The game became popular in the 20th century but historical accounts show that the game has its origins in ancient India. Although the exact origins of Kabaddi are disputed, historical narrations indicate that ancient India is the cradle for Kabaddi. Religious believers have put forward theories that indicate that Kabaddi could be an origination of the Vedic period.

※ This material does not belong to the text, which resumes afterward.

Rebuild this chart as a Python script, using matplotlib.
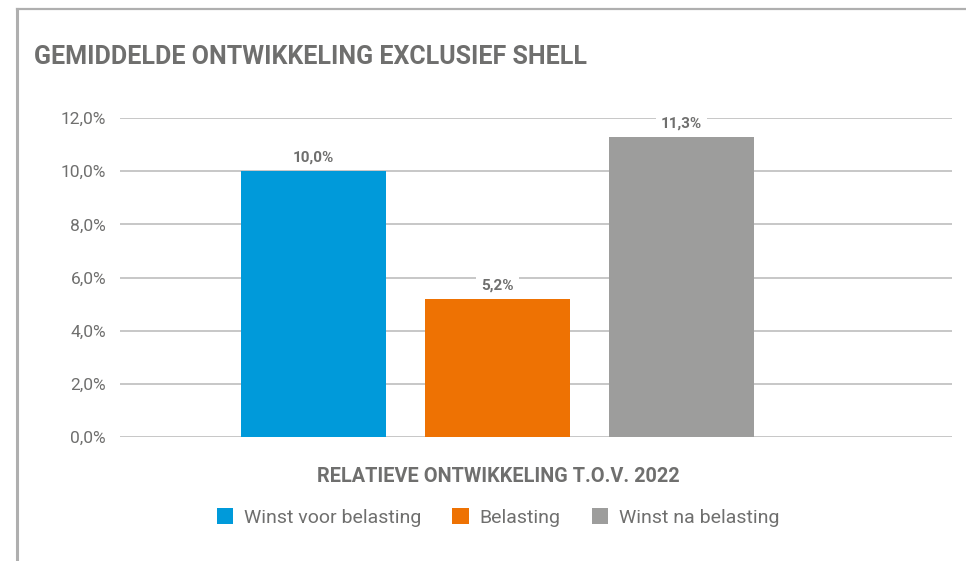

Some narrate that Kabaddi came from the Sistan region of present-day Iran. Regardless of the disputes, India has played a significant role in formalizing Kabaddi as an international game rather than a game that was initially only played in villages. India was the first country to have organized formal Kabaddi competitions in the 1920s.

Snooker – 

In the late 19th century, Snooker originated among the British army officers that were stationed in India. During 1874, a slight variation of the game, with different coloured balls except for the usual red and blacks, was introduced at the officer’s mess in Jabalpur. Later, in 1884, the first formalized set of rules for the game were issued by Sir Neville Chamberlain in Ooty, an Indian hill station. The name of the game has also been derived directly from ‘snooker’, which was a slang used for first-year cadets or inexperienced personnel.

Polo – 

The founder of the Mughal Empire, Babar (in the 15th century), is known to have firmly established the popularity of Polo in the Subcontinent. Between the fall of the Mughal Empire and the establishment of British Rule, the popularity of Polo slowly died down in India. In the 19th century, during the British Raj, Modern Polo originated from Manipur and became quite famous. The name Polo stems from ‘Pulu’ which was one of the olden names that were given for Polo. The first Polo club was founded in Silchar, Assam, in 1833, whereas the oldest Polo club still in existence is in Calcutta and was founded in 1862.